What it was actually for
The dado rail takes its name from the dado, the lower portion of a wall that runs from the skirting board to roughly chair height - typically somewhere between 70cm and 90cm from the floor. In classical architecture, the dado was the middle portion of a column's pedestal. When that terminology was applied to interior wall division, the rail became the horizontal moulding that marked the transition between the lower field and the upper field of the wall.
The original function was protective. In the Georgian period, when the dado rail began to appear consistently in domestic interiors, rooms were furnished with chairs that were placed against the wall when not in use. The rail protected the wall from the backs of the chairs - specifically from the chair rail catching the plaster and leaving marks. This is why dado rail is also known as chair rail in American architectural terminology, and why its height corresponds fairly precisely to where a chair back would make contact.
The Victorian expansion
By the Victorian period, the functional origin had not disappeared but it had been entirely subsumed by the decorative. Victorian interior design divided the wall into three distinct zones, each treated differently: the dado (below the rail), the field (between rail and picture rail), and the frieze (between picture rail and cornice). Each zone might have different wallpaper, different paint treatment, or different panelling. The complexity of this system was intentional - it signalled wealth, taste, and the kind of domestic ambition that characterised the Victorian middle class.

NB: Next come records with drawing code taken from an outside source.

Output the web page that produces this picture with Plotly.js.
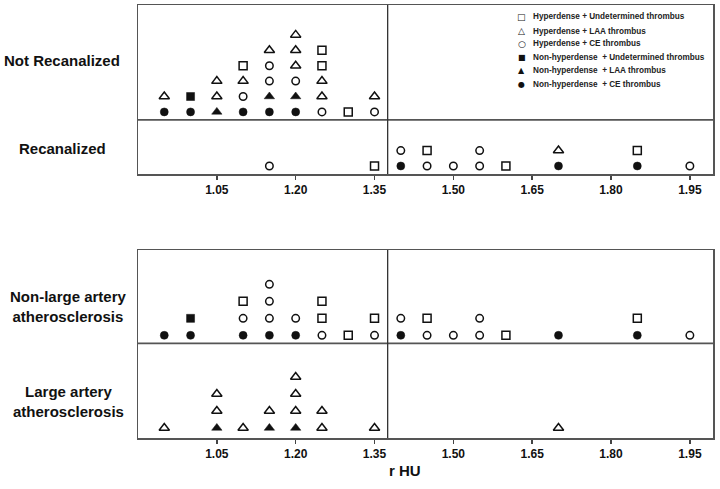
<!DOCTYPE html>
<html>
<head>
<meta charset="utf-8">
<script src="https://cdn.plot.ly/plotly-3.0.1.min.js"></script>
<style>html,body{margin:0;padding:0;background:#fff;}#chart{width:720px;height:489px;}</style>
</head>
<body>
<div id="chart"></div>
<script>
// ---- Data (r HU values, stacked in order from bottom to top) ----
// Type codes: HU = Hyperdense + Undetermined, HL = Hyperdense + LAA, HC = Hyperdense + CE,
//             NU = Non-hyperdense + Undetermined, NL = Non-hyperdense + LAA, NC = Non-hyperdense + CE
const notRecanX = [0.95,0.95, 1.00,1.00, 1.05,1.05,1.05, 1.10,1.10,1.10,1.10,
  1.15,1.15,1.15,1.15,1.15, 1.20,1.20,1.20,1.20,1.20,1.20, 1.25,1.25,1.25,1.25,1.25, 1.30, 1.35,1.35];
const notRecanType = ['NC','HL', 'NC','NU', 'NL','HL','HL', 'NC','HC','HL','HU',
  'NC','NL','HC','HC','HL', 'NC','NL','HC','HL','HL','HL', 'HC','HL','HL','HU','HU', 'HU', 'HC','HL'];

const recanX = [1.15, 1.35, 1.40,1.40, 1.45,1.45, 1.50, 1.55,1.55, 1.60, 1.70,1.70, 1.85,1.85, 1.95];
const recanType = ['HC', 'HU', 'NC','HC', 'HC','HU', 'HC', 'HC','HC', 'HU', 'NC','HL', 'NC','HU', 'HC'];

const nonLaaX = [0.95, 1.00,1.00, 1.10,1.10,1.10, 1.15,1.15,1.15,1.15, 1.20,1.20, 1.25,1.25,1.25, 1.30,
  1.35,1.35, 1.40,1.40, 1.45,1.45, 1.50, 1.55,1.55, 1.60, 1.70, 1.85,1.85, 1.95];
const nonLaaType = ['NC', 'NC','NU', 'NC','HC','HU', 'NC','HC','HC','HC', 'NC','HC', 'HC','HU','HU', 'HU',
  'HC','HU', 'NC','HC', 'HC','HU', 'HC', 'HC','HC', 'HU', 'NC', 'NC','HU', 'HC'];

const laaX = [0.95, 1.05,1.05,1.05, 1.10, 1.15,1.15, 1.20,1.20,1.20,1.20, 1.25,1.25, 1.35, 1.70];
const laaType = ['HL', 'NL','HL','HL', 'HL', 'NL','HL', 'NL','HL','HL','HL', 'HL','HL', 'HL', 'HL'];

const typeCodes = ['HU','HL','HC','NU','NL','NC'];
const typeNames = ['Hyperdense + Undetermined thrombus','Hyperdense + LAA thrombus','Hyperdense + CE thrombus',
  'Non-hyperdense  + Undetermined thrombus','Non-hyperdense  + LAA thrombus','Non-hyperdense  + CE thrombus'];
const tickVals = [1.05, 1.20, 1.35, 1.50, 1.65, 1.80, 1.95];
const rowLabels = ['Not Recanalized','Recanalized','Non-large artery<br>atherosclerosis','Large artery<br>atherosclerosis'];
const axisTitle = 'r HU';

// ---- Styling ----
const FONT = 'Liberation Sans, Arial, sans-serif';
const symbols = {HU:'square-open', HL:'triangle-up-open', HC:'circle-open', NU:'square', NL:'triangle-up', NC:'circle'};
const sizes = {HU:8, HL:9, HC:7.5, NU:8, NL:9, NC:8};
const legendGlyph = {HU:'\u25A1', HL:'\u25B3', HC:'\u25CB', NU:'\u25A0', NL:'\u25B2', NC:'\u25CF'};

// stacking: level = number of earlier points in same group with same x
function stack(xs){
  const seen = {};
  return xs.map(x => { const k = x.toFixed(2); seen[k] = (seen[k]||0); return seen[k]++; });
}
const groups = [
  {x: notRecanX, t: notRecanType, offset: 3.51, ax: 'y'},
  {x: recanX, t: recanType, offset: 0, ax: 'y'},
  {x: nonLaaX, t: nonLaaType, offset: 5.45, ax: 'y2'},
  {x: laaX, t: laaType, offset: 0, ax: 'y2'}
];

const traces = [];
['y','y2'].forEach((ax, pi) => {
  typeCodes.forEach((code, ti) => {
    const xs = [], ys = [];
    groups.filter(g => g.ax === ax).forEach(g => {
      const lv = stack(g.x);
      g.x.forEach((xv, i) => { if (g.t[i] === code) { xs.push(xv); ys.push(g.offset + lv[i]); } });
    });
    traces.push({
      type: 'scatter', mode: 'markers', x: xs, y: ys,
      xaxis: ax === 'y' ? 'x' : 'x2', yaxis: ax,
      name: typeNames[ti], legendgroup: code, showlegend: false,
      marker: {symbol: symbols[code], size: sizes[code], color: '#111',
               line: {color: '#111', width: code[0] === 'H' ? 1.5 : 0.5}}
    });
  });
});

const xCommon = {
  range: [0.90, 1.994], tickvals: tickVals, tickformat: '.2f', ticks: 'outside', ticklen: 4,
  tickwidth: 1.5, tickcolor: '#444', showline: true, mirror: true, linecolor: '#555', linewidth: 1.5,
  showgrid: false, zeroline: false, fixedrange: true,
  tickfont: {family: FONT, size: 12, color: '#111', weight: 'bold'}
};
const yCommon = {showline: true, mirror: true, linecolor: '#555', linewidth: 1.5, showgrid: false,
  zeroline: false, showticklabels: false, ticks: '', fixedrange: true};

const PL = 138, PT = 5, PW = 575, PH = 433;
const px = v => (v - PL) / PW;
const py = v => (PT + PH - v) / PH;

const annotations = [];
const labelPos = [[62, 60.7], [62, 148], [68, 306.5], [68, 401]];
rowLabels.forEach((t, i) => annotations.push({
  text: '<b>' + t + '</b>', xref: 'paper', yref: 'paper', x: px(labelPos[i][0]), y: py(labelPos[i][1]),
  xanchor: 'center', yanchor: 'middle', showarrow: false, align: 'center',
  font: {family: FONT, size: 15, color: '#111'}
}));
annotations.push({text: '<b>' + axisTitle + '</b>', xref: 'paper', yref: 'paper', x: px(405), y: py(470),
  xanchor: 'center', yanchor: 'middle', showarrow: false, font: {family: FONT, size: 15, color: '#111'}});
const legRows = [16.7, 31, 44, 57.3, 71, 85];
typeCodes.forEach((code, i) => {
  annotations.push({text: legendGlyph[code], xref: 'paper', yref: 'paper', x: px(521.7), y: py(legRows[i]),
    xanchor: 'center', yanchor: 'middle', showarrow: false,
    font: {family: 'DejaVu Sans, sans-serif', size: code[0] === 'H' ? 9 : 8, color: '#111'}});
  annotations.push({text: '<b>' + typeNames[i] + '</b>', xref: 'paper', yref: 'paper', x: px(530.7), y: py(legRows[i]),
    xanchor: 'left', yanchor: 'middle', showarrow: false,
    font: {family: FONT, size: 8.2, color: '#222'}});
});

const lineStyle = {color: '#333', width: 1.3};
const shapes = [
  {type: 'line', xref: 'x domain', yref: 'y', x0: 0, x1: 1, y0: 2.99, y1: 2.99, line: {color: '#555', width: 1.8}},
  {type: 'line', xref: 'x2 domain', yref: 'y2', x0: 0, x1: 1, y0: 4.98, y1: 4.98, line: {color: '#555', width: 1.8}},
  {type: 'line', xref: 'x', yref: 'y domain', x0: 1.375, x1: 1.375, y0: 0, y1: 1, line: lineStyle},
  {type: 'line', xref: 'x2', yref: 'y2 domain', x0: 1.375, x1: 1.375, y0: 0, y1: 1, line: lineStyle}
];

const layout = {
  width: 720, height: 489, margin: {l: PL, r: 720 - PL - PW, t: PT, b: 489 - PT - PH},
  paper_bgcolor: '#fff', plot_bgcolor: '#fff', showlegend: false,
  font: {family: FONT, color: '#111'},
  xaxis: Object.assign({}, xCommon, {anchor: 'y', domain: [0, 1]}),
  xaxis2: Object.assign({}, xCommon, {anchor: 'y2', domain: [0, 1]}),
  yaxis: Object.assign({}, yCommon, {domain: [py(174), 1], range: [-0.52, 10.45]}),
  yaxis2: Object.assign({}, yCommon, {domain: [0, py(250)], range: [-0.59, 10.47]}),
  annotations: annotations, shapes: shapes
};

Plotly.newPlot('chart', traces, layout, {displayModeBar: false, staticPlot: true});
</script>
</body>
</html>
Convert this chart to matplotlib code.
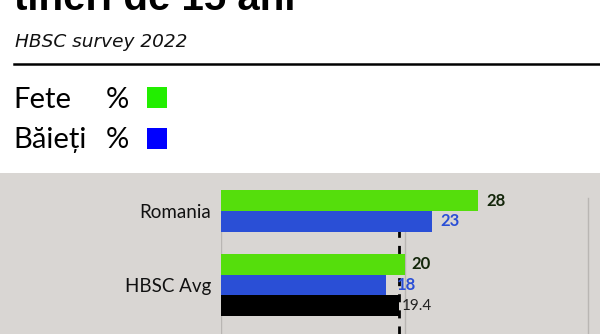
import matplotlib
matplotlib.use('Agg')
import matplotlib.pyplot as plt
from matplotlib.patches import Rectangle

# ---- data ----
categories = ['Romania', 'HBSC Avg']
fete = [28, 20]
baieti = [23, 18]
total = [None, 19.4]
hbsc_total = 19.4

title = 'tineri de 15 ani'
subtitle = 'HBSC survey 2022'
legend_labels = ['Fete', 'Băieți']

# ---- style ----
W, H = 600, 334
GREEN = '#55de0c'
BLUE = '#2a4fd6'
BLACK = '#000000'
PANEL = '#d9d6d3'

fig = plt.figure(figsize=(W / 100, H / 100), dpi=100)
fig.patch.set_facecolor('white')


def fx(px):
    return px / W


def fy(py):
    return 1 - py / H


# gray panel
fig.patches.append(Rectangle((0, 0), 1, fy(173), transform=fig.transFigure,
                             facecolor=PANEL, edgecolor='none', zorder=-5))

# header texts
fig.text(fx(14), fy(10), title, fontsize=29, fontweight='bold', family='Liberation Sans',
         va='baseline', ha='left', color='black')
fig.text(fx(15), fy(47), subtitle, fontsize=13.3, style='italic', family='DejaVu Sans',
         va='baseline', ha='left', color='#111111')
fig.add_artist(plt.Line2D([fx(14), 1], [fy(64), fy(64)], transform=fig.transFigure,
                          color='black', lw=1.8))

# legend texts
leg_colors = ['#22ee00', '#0000ff']
leg_y = [100, 140]
sq_y = [97, 138]
for lab, col, yy, sy in zip(legend_labels, leg_colors, leg_y, sq_y):
    fig.text(fx(13), fy(yy), lab, fontsize=21, family='Lato', va='center', ha='left', color='black')
    fig.text(fx(106), fy(yy), '%', fontsize=21, family='Lato', va='center', ha='left', color='black')
    fig.patches.append(Rectangle((fx(147), fy(sy + 11)), fx(20), 21 / H,
                                 transform=fig.transFigure, facecolor=col,
                                 edgecolor='none', zorder=2))

# chart axes
px_per_unit = 9.18
ax = fig.add_axes([fx(221), 0, fx(600) - fx(221), fy(173)])
ax.set_facecolor('none')
ax.set_zorder(1)
ax.set_xlim(0, (600 - 221) / px_per_unit)
slot = 20.6
ax.set_ylim((334 - 211) / slot, (173 - 211) / slot)
for s in ax.spines.values():
    s.set_visible(False)
ax.set_xticks([])

cat_pos = [0, 3.59]

# gridlines
for gx in [0, 20, 40]:
    ax.axvline(gx, ymin=0, ymax=(334 - 198) / (334 - 173), color='#b9b6b3', lw=1, zorder=0)

# dashed average line (starts below the Romania group)
ax.axvline(hbsc_total, ymin=0, ymax=(334 - 225) / (334 - 173), color='black', lw=2,
           linestyle=(0, (2.9, 2.9)), zorder=1)

label_offsets_px = {'f': [8, 7], 'b': [8, 11], 't': [None, 3]}
for i, cat in enumerate(categories):
    if total[i] is None:
        offs = [-0.5, 0.5]
    else:
        offs = [-1, 0, 1]
    y0 = cat_pos[i]
    ax.barh(y0 + offs[0], fete[i], height=1.0, color=GREEN, zorder=2)
    ax.barh(y0 + offs[1], baieti[i], height=1.0, color=BLUE, zorder=2)
    ax.text(fete[i] + label_offsets_px['f'][i] / px_per_unit, y0 + offs[0], str(fete[i]),
            va='center', ha='left', fontsize=12, fontweight='bold', family='Lato', color='#13260a')
    ax.text(baieti[i] + label_offsets_px['b'][i] / px_per_unit, y0 + offs[1], str(baieti[i]),
            va='center', ha='left', fontsize=12, fontweight='bold', family='Lato', color=BLUE)
    if total[i] is not None:
        ax.barh(y0 + offs[2], total[i], height=1.0, color=BLACK, zorder=2)
        ax.text(total[i] + label_offsets_px['t'][i] / px_per_unit, y0 + offs[2], str(total[i]),
                va='center', ha='left', fontsize=11, family='Lato', color='#222222')

ax.set_yticks(cat_pos)
ax.set_yticklabels(categories, fontsize=13.5, family='Lato', color='#111111')
ax.tick_params(axis='y', length=0, pad=7)

fig.savefig('out.png', dpi=100)
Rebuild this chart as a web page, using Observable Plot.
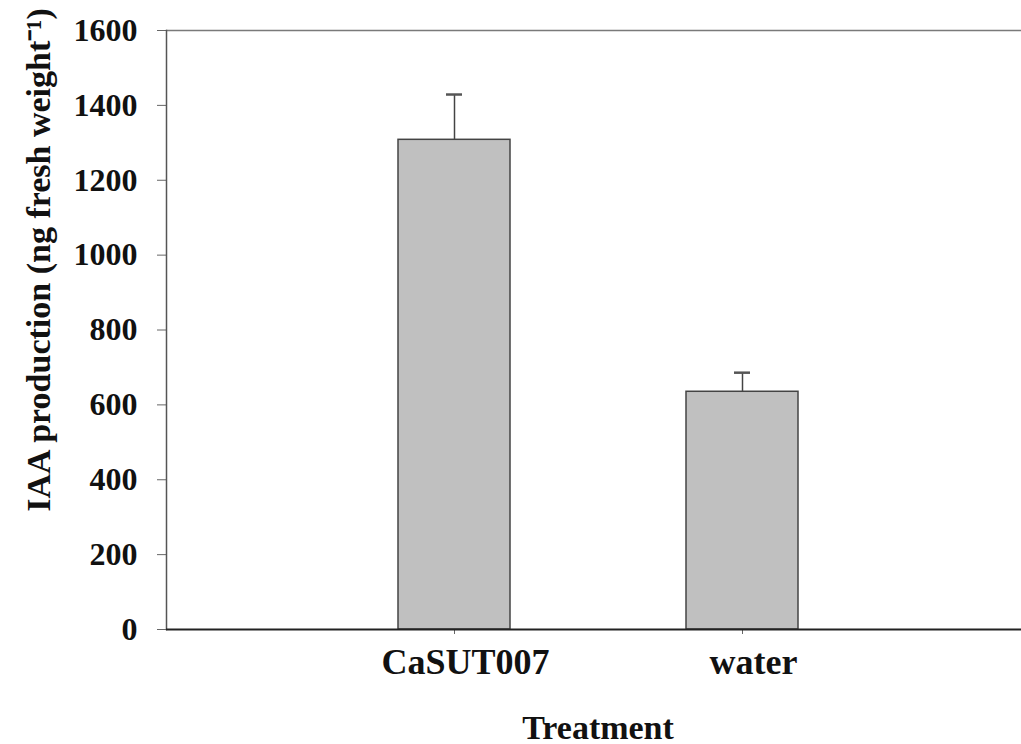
<!DOCTYPE html>
<html><head><meta charset="utf-8">
<script src="https://cdn.jsdelivr.net/npm/d3@7"></script>
<script src="https://cdn.jsdelivr.net/npm/@observablehq/plot@0.6"></script>
<style>html,body{margin:0;padding:0;background:#fff} svg{display:block}</style>
</head><body><div id="chart"></div>
<script>
const categories = ["CaSUT007", "water"];
const means = [1308, 635];
const errors = [121, 51];
const yTicks = [0, 200, 400, 600, 800, 1000, 1200, 1400, 1600];
const xLabel = "Treatment";
const yLabel = "IAA production (ng fresh weight\u207B\u00B9)";

const data = categories.map((c, i) => ({treatment: c, mean: means[i], err: errors[i]}));
const font = "'Liberation Serif', 'Times New Roman', serif";

const chart = Plot.plot({
  width: 1021, height: 744,
  marginLeft: 166, marginRight: 0, marginTop: 30, marginBottom: 115,
  style: {fontFamily: font, fontWeight: "bold", background: "#fff", color: "#111"},
  x: {domain: categories, range: [310, 886], padding: 0, label: null, axis: null},
  y: {domain: [0, 1600], ticks: yTicks, label: null, axis: null},
  marks: [
    Plot.ruleY([1600], {stroke: "#7a7a7a", strokeWidth: 1.5}),
    Plot.barY(data, {x: "treatment", y: "mean", fill: "#c0c0c0", stroke: "#444", strokeWidth: 1.5, insetLeft: 88, insetRight: 88}),
    Plot.ruleX(data, {x: "treatment", y1: "mean", y2: d => d.mean + d.err, stroke: "#444", strokeWidth: 1.5}),
    Plot.tickY(data, {x: "treatment", y: d => d.mean + d.err, stroke: "#555", strokeWidth: 2.5, insetLeft: 136, insetRight: 136}),
    Plot.axisY({ticks: yTicks, tickFormat: d => String(d), tickSize: 9, tickPadding: 20, fontSize: 32, stroke: "#666", fill: "#111", label: null}),
    Plot.axisX({tickSize: 5, tickFormat: () => "", stroke: "#666", label: null}),
    Plot.axisX({tickSize: 0, tickPadding: 19, fontSize: 36, fill: "#111", dx: 11, label: null}),
    Plot.frame({anchor: "left", stroke: "#555", strokeWidth: 1.5}),
    Plot.ruleY([0], {stroke: "#222", strokeWidth: 2}),
    Plot.text([xLabel], {frameAnchor: "bottom", dx: 4, dy: 109, lineAnchor: "bottom", fontSize: 34, fontWeight: "bold", fill: "#111"}),
    Plot.text([yLabel], {frameAnchor: "left", dx: -127, dy: -70, rotate: -90, textAnchor: "middle", lineAnchor: "middle", fontSize: 34, fontWeight: "bold", fill: "#111"})
  ]
});
document.getElementById("chart").append(chart);
</script>
</body></html>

The wallpapers produced for dado-height application in this period are some of the most interesting objects in decorative arts history. Often heavily embossed and finished in relief, they were designed to withstand physical contact and still look considered. The Lincrusta panels popular from the 1870s onwards were essentially a form of continuous dado covering - robust, wipeable, and offering a texture that plain plaster could not achieve.
The twentieth-century rejection
The dado rail fell decisively out of fashion in the mid-twentieth century, and its fall was ideological as much as aesthetic. Modernism's rejection of ornament - Loos's famous assertion that ornament was crime - extended to every form of decorative elaboration, and the dado rail was an easy target. It was associated with Victorian stuffiness, with the pretension of the aspiring middle class, with an architecture of concealment and division rather than openness and honesty.
What replaced it was the smooth, undivided wall from skirting to cornice - or, in the most committed modernist interiors, no skirting and no cornice either. The wall became a plane, not a composition. This remained the dominant mode for about fifty years.
The return
The dado rail began to come back in the 1990s, went away again, and has now come back in a more sustained way. The current version is not the Victorian one - the three-zone wall with different wallpaper in each zone remains unusual outside of committed period-restoration projects. What most people are doing now is simpler: a rail at chair height, paint below, paint or paper above, often in colours that create deliberate contrast.
This version is decorative rather than functional, but that is fine. The history of domestic detail is full of elements that began as solutions to problems and persisted as expressions of preference long after the problems disappeared. The question worth asking is not whether your dado rail is original to the period of your house, but whether it is doing something useful for the room - dividing a wall that is too tall, grounding a scheme that floats, giving a room a sense of vertical structure. If it is, it belongs there.